Perhaps that will be on my to-do list this weekend...

04 February 2009

Catching Flies...


You can catch more flies with honey than vinegar.

But apparently you can catch the most flies with your left over coffee...that happened to be left in the bottom of the cup in the sink (cause you were all running out the door and couldn't finish it earlier) and then put in the sink so it could all be washed out later.

Now we're talking.

Fly city, that is.

I spared you the picture of all of that however

(you may thank me in the comments)

I'm still wondering where all these flying insects are coming from in the middle of winter, but I'm starting to think that perhaps those bug zappers and citronella candles are mightily overrated if all it takes is 3/4 of a cup of coffee to attract and then drown bugs.

Seriously.

03 February 2009

Cleator is For Lovers...

Yes...there is a Cleator Arizona.

Who knew?

Cleator is a ghost town with the original name of Turkey, somewhere between Bumblebee and Crown King, on an old, but surprisingly well maintained winding mountain road. Pretty much in the middle of nowhere, but stealthily inhabited.

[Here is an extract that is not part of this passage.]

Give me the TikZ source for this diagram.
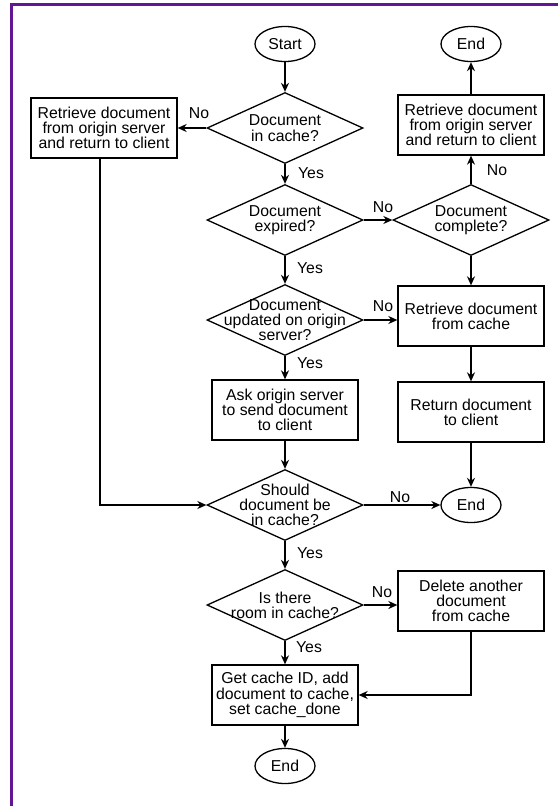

We decided maybe it was for lovers?


Or for people who wanted to live off the grid...and still maintain their Dish Network:


Or a graveyard for old Airstreams, as we counted at least two in the immediate vicinity:


I wish I could have taken more shots, but there was a rather medium sized young red yappy dog that was interested in keeping Rich and I in line. The person on the porch yelled at the dog.

"Red dog?! Knock it off!!"

ah. Red dog.

Well then.

We also went to Bumblebee:


Bumblebee is also a cute little place close to the main highway. Lots of ranches and pretty scenery...

Falling down buildings...

All sorts of ghost town goodies.

02 February 2009

Embellishment...

::Because I just couldn't leave well enough alone::


Thank goodness...

Embroidery just makes some things in life more complete.